Exactly retype the lines from the top of the data through the line containing "plt.rcParams['font.family'] = ['Noto", leaving out every picture.

● **Material**
════════════════

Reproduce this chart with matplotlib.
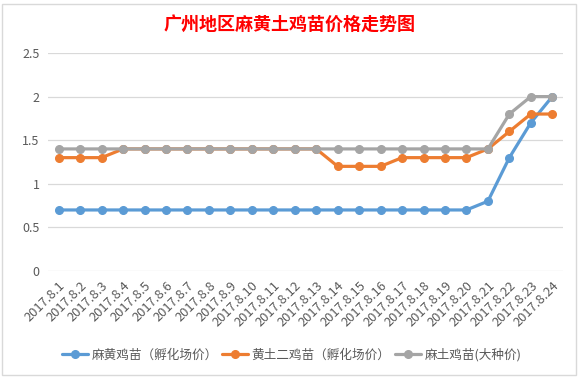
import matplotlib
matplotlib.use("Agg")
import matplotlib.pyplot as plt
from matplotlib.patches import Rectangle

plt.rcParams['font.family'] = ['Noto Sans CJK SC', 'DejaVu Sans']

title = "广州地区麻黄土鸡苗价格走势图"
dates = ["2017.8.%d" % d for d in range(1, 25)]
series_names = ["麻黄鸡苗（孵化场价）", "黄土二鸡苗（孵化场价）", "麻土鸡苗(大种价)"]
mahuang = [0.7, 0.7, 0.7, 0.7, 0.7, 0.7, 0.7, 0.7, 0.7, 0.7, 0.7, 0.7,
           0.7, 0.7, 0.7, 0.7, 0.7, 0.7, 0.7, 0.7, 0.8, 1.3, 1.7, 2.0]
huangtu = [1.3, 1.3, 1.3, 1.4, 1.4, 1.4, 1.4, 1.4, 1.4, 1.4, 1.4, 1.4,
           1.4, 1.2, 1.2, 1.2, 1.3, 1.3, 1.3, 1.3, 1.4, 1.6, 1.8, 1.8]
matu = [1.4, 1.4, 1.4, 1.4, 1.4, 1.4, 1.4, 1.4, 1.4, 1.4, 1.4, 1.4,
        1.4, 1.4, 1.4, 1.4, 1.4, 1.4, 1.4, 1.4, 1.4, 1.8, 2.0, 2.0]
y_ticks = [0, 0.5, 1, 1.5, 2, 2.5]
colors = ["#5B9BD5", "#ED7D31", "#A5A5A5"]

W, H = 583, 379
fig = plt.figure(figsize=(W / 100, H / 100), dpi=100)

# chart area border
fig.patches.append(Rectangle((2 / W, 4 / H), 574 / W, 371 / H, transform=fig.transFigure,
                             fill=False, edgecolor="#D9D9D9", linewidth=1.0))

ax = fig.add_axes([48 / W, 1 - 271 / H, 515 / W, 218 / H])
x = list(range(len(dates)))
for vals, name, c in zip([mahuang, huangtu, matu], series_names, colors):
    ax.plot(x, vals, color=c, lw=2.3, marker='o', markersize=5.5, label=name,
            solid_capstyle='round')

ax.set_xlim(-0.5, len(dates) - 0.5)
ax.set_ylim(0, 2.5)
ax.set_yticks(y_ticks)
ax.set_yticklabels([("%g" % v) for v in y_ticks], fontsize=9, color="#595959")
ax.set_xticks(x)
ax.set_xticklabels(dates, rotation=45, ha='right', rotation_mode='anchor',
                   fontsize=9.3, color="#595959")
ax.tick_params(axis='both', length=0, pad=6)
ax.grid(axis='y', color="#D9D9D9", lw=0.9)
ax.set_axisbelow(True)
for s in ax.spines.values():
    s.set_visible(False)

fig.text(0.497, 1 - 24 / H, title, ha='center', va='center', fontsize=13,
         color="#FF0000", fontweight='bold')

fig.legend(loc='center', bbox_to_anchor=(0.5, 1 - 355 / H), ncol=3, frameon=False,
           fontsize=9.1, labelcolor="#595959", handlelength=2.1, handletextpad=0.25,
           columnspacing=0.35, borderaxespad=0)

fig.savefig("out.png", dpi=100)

════════════════

● **Exercise solution**
Reproduce this chart with matplotlib.
import matplotlib
matplotlib.use("Agg")
import matplotlib.pyplot as plt
from matplotlib.patches import Rectangle

plt.rcParams['font.family'] = ['Noto Sans CJK SC', 'DejaVu Sans']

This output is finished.